Penguins' Orpik: Thornton was 'apologetic'
Calling the man who attacked him from behind during a stoppage in play “a pretty good friend,” Penguins defenseman Brooks Orpik on Friday largely defended Boston Bruins forward Shawn Thornton.
Orpik, who suffered a concussion after being punched repeatedly by Thornton, participated in a Penguins practice for the first time since the Dec. 7 incident in Boston. He also spoke publicly for the first time since.
“My record is far from perfect in this league and far from being completely clean,” said Orpik, who estimated he worked out with Thornton in Boston 40 to 50 times during last season's lockout. “It's one of those things where I think he knew he made a mistake and regretted it right away. I've felt the same way with certain incidents I've been a part of, and I think he tried to learn from it, move on and try to be smarter in similar situations going forward.”
Orpik, who has been suspended twice in his career but not since 2006, said he “feels a lot better” than he did last week, when he had severe headaches in the two to three days after being wheeled off the TD Garden ice on a stretcher.
Orpik, who said this was his first concussion as a pro, said Thornton reached out to him the next night and the following day. “He was really apologetic,” Orpik said.
Orpik has memory loss of that game but nothing else. He said he has not watched replays of the attack, nor does he want to.
That enabled the 10-year veteran to sidestep commenting in detail on the incident or Thornton's discipline.
“My opinion is probably different than the next guy and different from the next guy,” was a popular refrain from Orpik.

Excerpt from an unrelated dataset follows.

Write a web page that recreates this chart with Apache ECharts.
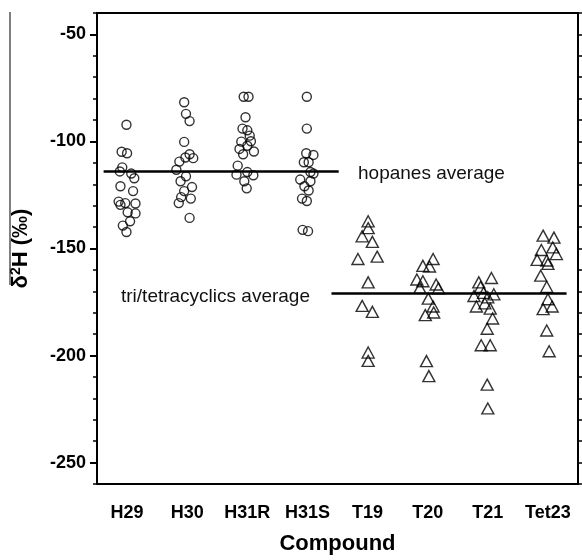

The closest Orpik came to admonishing Thornton or those defending him was a subtle rebuttal to those who say he should have fought Thornton after angering the Bruins with a crushing but legal hit on Loui Eriksson.
“There are a lot of hits during the season,” Orpik said, “so there'd be a lot of fighting if that was the case.”
Symptom-free for a week and having passed the baseline concussion test, Orpik was allowed to absorb light contact while skating with injured teammates Thursday. When he felt fine Friday morning, he was cleared, with no restrictions, to practice. The workout wasn't strenuous. The Penguins are in the midst of a stretch of six games in nine days that concludes with an afternoon game Saturday against the Calgary Flames at Consol Energy Center.
“It was kind of getting back into the flow of things, I guess,” Orpik said. “I don't know when I'll be back playing. I don't want to screw up a good thing.”
With games Saturday and Monday the only ones scheduled for the Penguins until after Christmas, it is unlikely Orpik will play until Friday at Carolina at the earliest.